Un cadavre retrouvé au petit matin adossé à une fontaine d'un village de Région fournit l'occasion d'une enquête étonnante, toute en discrétion et en petites touches lâchées comme par inadvertance, juge et procureur s'effaçant de fait au profit du capitaine Medina, sévère et efficace militaire provisoirement en disgrâce, et cantonné de ce fait à la direction du petit détachement gardant une forteresse relique dans la montagne, lieu emblématique du terroir imaginaire de Benet. Sous ses faux airs de Langlois, cet autre possible roi sans divertissement (qui souligne au passage, l'air de rien, l'existence de plus d'une correspondance entre Benet et
Giono) traque sans relâche les déserteurs tentant de rejoindre le maquis et de fuir ensuite le district, tout en ajustant délicatement les pièces d'un puzzle légèrement mafieux, et en se découvrant peu à peu des sentiments qu'il pensait devoir lui rester étrangers.

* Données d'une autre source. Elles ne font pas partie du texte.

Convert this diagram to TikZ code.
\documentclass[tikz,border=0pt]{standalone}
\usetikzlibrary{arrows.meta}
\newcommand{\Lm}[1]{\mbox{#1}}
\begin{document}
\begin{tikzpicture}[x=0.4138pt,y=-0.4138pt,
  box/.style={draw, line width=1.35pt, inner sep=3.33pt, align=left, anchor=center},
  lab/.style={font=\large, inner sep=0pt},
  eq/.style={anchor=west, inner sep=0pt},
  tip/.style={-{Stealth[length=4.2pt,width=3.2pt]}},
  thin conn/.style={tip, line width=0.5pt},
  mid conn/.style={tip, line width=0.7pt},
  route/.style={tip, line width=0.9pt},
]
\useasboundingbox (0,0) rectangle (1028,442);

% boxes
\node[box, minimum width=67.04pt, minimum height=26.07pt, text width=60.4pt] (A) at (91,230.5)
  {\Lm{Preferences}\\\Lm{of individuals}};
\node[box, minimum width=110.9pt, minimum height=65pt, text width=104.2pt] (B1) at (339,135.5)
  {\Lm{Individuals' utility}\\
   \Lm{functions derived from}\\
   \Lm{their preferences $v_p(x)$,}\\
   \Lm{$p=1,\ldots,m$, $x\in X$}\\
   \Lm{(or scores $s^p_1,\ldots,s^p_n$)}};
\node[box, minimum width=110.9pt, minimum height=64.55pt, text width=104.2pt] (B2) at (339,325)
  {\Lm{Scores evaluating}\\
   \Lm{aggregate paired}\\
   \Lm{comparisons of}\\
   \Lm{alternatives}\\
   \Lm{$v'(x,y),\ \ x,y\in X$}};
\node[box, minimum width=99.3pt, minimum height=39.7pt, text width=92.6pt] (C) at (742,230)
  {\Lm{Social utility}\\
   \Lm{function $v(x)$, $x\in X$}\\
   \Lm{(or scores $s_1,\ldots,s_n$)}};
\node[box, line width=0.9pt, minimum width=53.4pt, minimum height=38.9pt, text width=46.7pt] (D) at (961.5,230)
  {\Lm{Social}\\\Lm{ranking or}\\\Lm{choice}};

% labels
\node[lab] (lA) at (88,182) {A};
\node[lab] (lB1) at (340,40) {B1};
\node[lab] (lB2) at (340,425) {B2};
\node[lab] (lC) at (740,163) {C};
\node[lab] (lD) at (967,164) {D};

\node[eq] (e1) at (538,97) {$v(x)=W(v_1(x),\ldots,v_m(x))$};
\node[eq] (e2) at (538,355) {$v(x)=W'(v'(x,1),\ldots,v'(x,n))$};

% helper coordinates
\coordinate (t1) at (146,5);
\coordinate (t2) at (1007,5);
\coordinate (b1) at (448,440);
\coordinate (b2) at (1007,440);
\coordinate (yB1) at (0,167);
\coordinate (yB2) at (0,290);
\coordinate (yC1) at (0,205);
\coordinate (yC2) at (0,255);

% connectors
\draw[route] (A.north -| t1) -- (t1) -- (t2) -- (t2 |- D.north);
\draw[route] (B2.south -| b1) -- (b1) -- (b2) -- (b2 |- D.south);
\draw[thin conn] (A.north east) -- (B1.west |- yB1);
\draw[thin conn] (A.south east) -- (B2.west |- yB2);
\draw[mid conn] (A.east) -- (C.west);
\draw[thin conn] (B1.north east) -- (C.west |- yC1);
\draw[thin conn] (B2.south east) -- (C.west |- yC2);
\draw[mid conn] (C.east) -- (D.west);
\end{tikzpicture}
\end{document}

Benet s'amuse ici énormément, construisant les faux-semblants par dizaines, usant de ses coutumières vraies-fausses digressions, dont l'utilité réelle se révèle souvent beaucoup plus tard dans la narration, toujours éclatée, même si l'on reste ici loin des extrêmes de l'inaugural «
Tu reviendras à Région ». le docteur Sebastian, l'un des protagonistes centraux du premier roman de Benet, joue d'ailleurs un rôle essentiel dans cet «
Air d'un crime », contrepoint permanent dont on se réjouira de découvrir la fonction au fil des pages…
Un roman très réussi qui, affectant une ambition moindre que d'autres écrits de Benet, parvient aisément à communiquer le charme trouble de Région et à subvertir au passage les versants procéduraux comme les paradigmes énigmatiques du roman policier « classique ».